Legislative Maneuvers

But the House Agriculture Committee voted to strike the pilot program when it approved its reauthorization bill last month, arguing that the system would make bulk purchases of surplus food more difficult for the U.S.D.A.

The two House committees are trying to fashion a compromise before the measure goes to the House floor later this month. A similar debate is expected in the Senate.

Lawmakers are also debating an amendment the House Education and Labor Committee approved that would allow schools to stop serving whole milk if it accounts for less than 1 percent of sales. Current rules require milk as part of each meal, and require schools to offer whole milk. Previous efforts to loosen those requirements have been defeated by the dairy lobby.

Dairy-industry officials have said that the new regulations would cost dairy farmers $200 million.

But compared with previous years, the commodities lobby has been relatively quiet.

Some observers say that opponents may have been placated by Administration officials who have hinted at offering alternative outlets for surplus commodities.

While Ms. Haas denies that such promises were made, one dairy lobbyist said that the government may redirect the excess commodities it purchases to nonprofit organizations or send them overseas as part of foreign-aid packages.

Meanwhile, the agricultural industry is responding to consumer demand with more low-fat foods.

“You can either be on the bandwagon or be chasing it,’' one Senate aide commented.

Budgetary Limits

While new political dynamics may make a renewed nutritional focus for school-meals programs possible, current budgetary dynamics may make it impossible to implement wholesale changes.

This year’s Agriculture Department budget earmarks $18 million for technical assistance in support of the new rules, a sum many education advocates argue is grossly insufficient.

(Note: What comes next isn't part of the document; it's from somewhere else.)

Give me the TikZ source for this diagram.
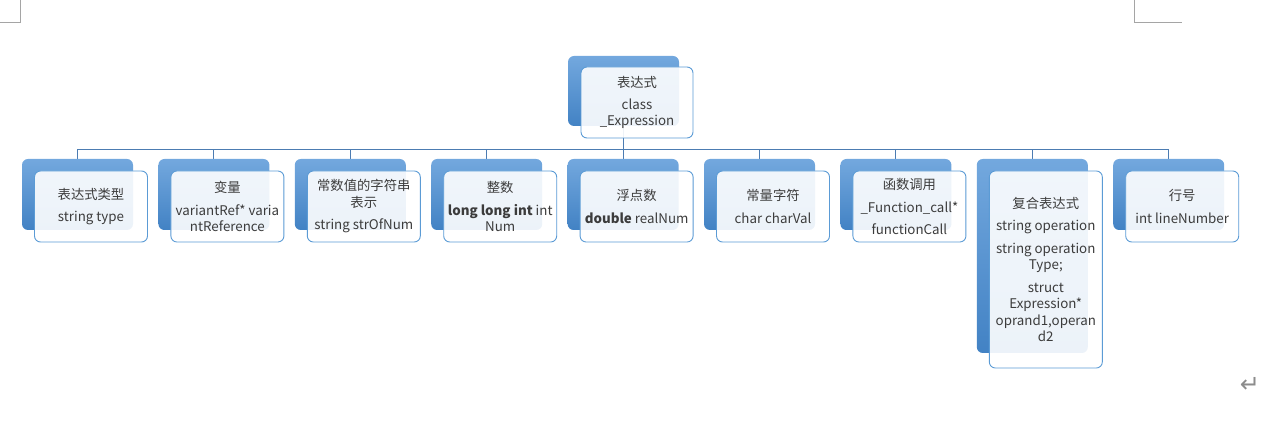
\documentclass[tikz,border=0pt]{standalone}
\usepackage{fontspec}
\setmainfont{Noto Sans CJK SC}
\newfontfamily\symfont{DejaVu Sans}
\usetikzlibrary{backgrounds}
\definecolor{bktop}{RGB}{115,168,222}
\definecolor{bkbot}{RGB}{66,130,196}
\definecolor{fbord}{RGB}{91,155,213}
\definecolor{conn}{RGB}{76,124,178}
\definecolor{txt}{RGB}{60,60,60}
\definecolor{pmark}{RGB}{165,165,165}
\definecolor{retmark}{RGB}{140,140,140}
\tikzset{
  backbox/.style={rectangle, rounded corners=6pt, minimum width=111pt, minimum height=71pt,
    inner sep=0pt, outer sep=0pt, top color=bktop, bottom color=bkbot, draw=none, anchor=north west},
  frontbox/.style={rectangle, rounded corners=6pt, minimum width=113pt, minimum height=71pt,
    inner sep=2pt, outer sep=0pt, draw=fbord, line width=0.9pt, fill=white, fill opacity=0.9,
    draw opacity=1, text opacity=1, text=txt, anchor=north west, align=center,
    font=\fontsize{13.33}{16.5}\selectfont},
  connline/.style={draw=conn, line width=0.9pt},
  pagemark/.style={draw=pmark, line width=1pt},
}
\begin{document}
\begin{tikzpicture}[x=1pt,y=-1pt]
\useasboundingbox (0,0) rectangle (1285,427);

% page corner marks
\coordinate (tl1) at (20,0); \coordinate (tl2) at (20,23); \coordinate (tl3) at (0,23);
\draw[pagemark] (tl1) -- (tl2) -- (tl3);
\coordinate (tr1) at (1134,0); \coordinate (tr2) at (1134,23); \coordinate (tr3) at (1182,23);
\draw[pagemark] (tr1) -- (tr2) -- (tr3);

% root
\node[backbox, minimum height=70pt] (rootb) at (568,56) {};
\node[frontbox, minimum width=112pt] (root) at (581,67) {表达式\\[5pt]class\\\_Expression};

% children back boxes
\node[backbox] (c1b) at (22,159) {};
\node[backbox] (c2b) at (158.4,159) {};
\node[backbox] (c3b) at (294.8,159) {};
\node[backbox] (c4b) at (431.2,159) {};
\node[backbox] (c5b) at (567.6,159) {};
\node[backbox] (c6b) at (704,159) {};
\node[backbox] (c7b) at (840.4,159) {};
\node[backbox, minimum height=194pt] (c8b) at (976.8,159) {};
\node[backbox] (c9b) at (1113.2,159) {};

% children front boxes
\node[frontbox] (c1) at (34.5,171) {表达式类型\\[6pt]string type};
\node[frontbox] (c2) at (170.9,171) {变量\\[6pt]variantRef* varia\\ntReference};
\node[frontbox] (c3) at (307.3,171) {常数值的字符串\\表示\\[6pt]string strOfNum};
\node[frontbox] (c4) at (443.7,171) {整数\\[6pt]\textbf{long long int} int\\Num};
\node[frontbox] (c5) at (580.1,171) {浮点数\\[6pt]\textbf{double} realNum};
\node[frontbox] (c6) at (716.5,171) {常量字符\\[6pt]char charVal};
\node[frontbox] (c7) at (852.9,171) {函数调用\\[6pt]\_Function\_call*\\[6pt]functionCall};
\node[frontbox, minimum height=197pt] (c8) at (989.3,171) {复合表达式\\[6pt]string operation\\[6pt]string operation\\Type;\\[6pt]struct\\Expression*\\oprand1,operan\\d2};
\node[frontbox] (c9) at (1125.7,171) {行号\\[6pt]int lineNumber};

% connectors
\begin{scope}[on background layer]
\foreach \n in {c1b,c2b,c3b,c4b,c5b,c6b,c7b,c8b,c9b}
  \draw[connline] (rootb.south) -- ++(0,23) -| (\n.north);
\end{scope}

% return mark
\node[text=retmark, font=\symfont\fontsize{24}{24}\selectfont, inner sep=0pt] (ret) at (1250,385) {↵};
\end{tikzpicture}
\end{document}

“Many schools don’t have dietitians who sit down and do meal plans,’' said Diane Shust, a lobbyist for the National Education Association. “You are setting schools up to fail, and then what is going to happen to the children?’'

Others complain that the Administration has focused on only one of the meals programs’ problems--fat--while ignoring such problems as high levels of salt and cholesterol.

Some advocates also say increasing the program’s reach is most important.

The lunch and breakfast programs have been steadily losing participants, and 300 schools have dropped out of the programs in the last four years, according to a recent General Accounting Office report. Every day, the report said, the programs fail to reach millions of poor children who are eligible.